Moreover, the U.S. is even ready to tighten the sanctions against Iran if the Islamic Republic escalates its nuclear program, the envoy said.
“If Iran maintains demands that go beyond the scope of the JCPOA, we will continue to reject them, and there will be no deal. We are fully prepared to live with and confront that reality if that is Iran’s choice, ready to continue to enforce and further tighten our sanctions, albeit this time around with Europe firmly by our side, and to respond strongly to any Iranian escalation, working in concert with Israel and our regional partners,” he said.
The U.S. Administration is committed to working with its European allies to fully revive the Joint Comprehensive Plan of Action (JCPOA)—as the nuclear deal is officially known—“if Iran is willing to do so,” Malley told the Senate committee.
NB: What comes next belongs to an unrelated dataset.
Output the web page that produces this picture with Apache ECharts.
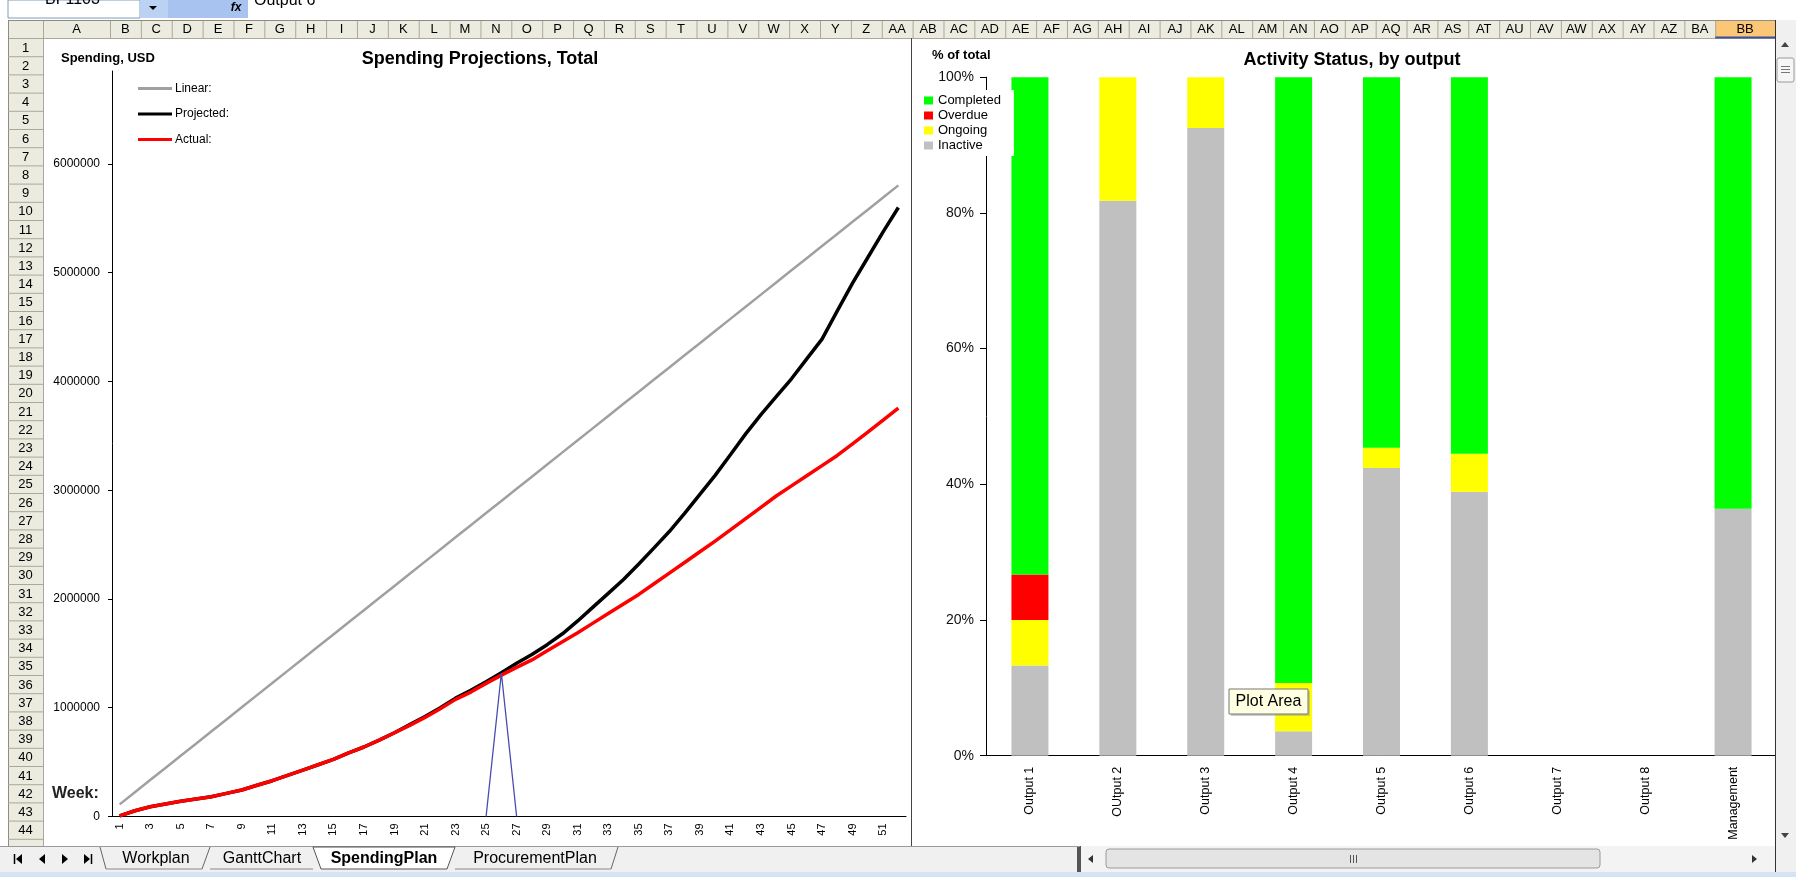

Earlier this year, the oil market was hoping that an Iran nuclear deal was in sight, and even “tantalizingly close,” just around the time when Russia—one of the signatories to the deal—invaded Ukraine. Amid soaring oil prices, the prospects of an Iranian deal soon were capping some of the price gains.
However, as talks continued to drag on and Iran refused to budge on several key issues, analysts started to note that a deal is getting harder to reach.
Earlier this month, Iran said it could double its oil exports if the world needed more oil, and sanctions on Iranian exports were lifted.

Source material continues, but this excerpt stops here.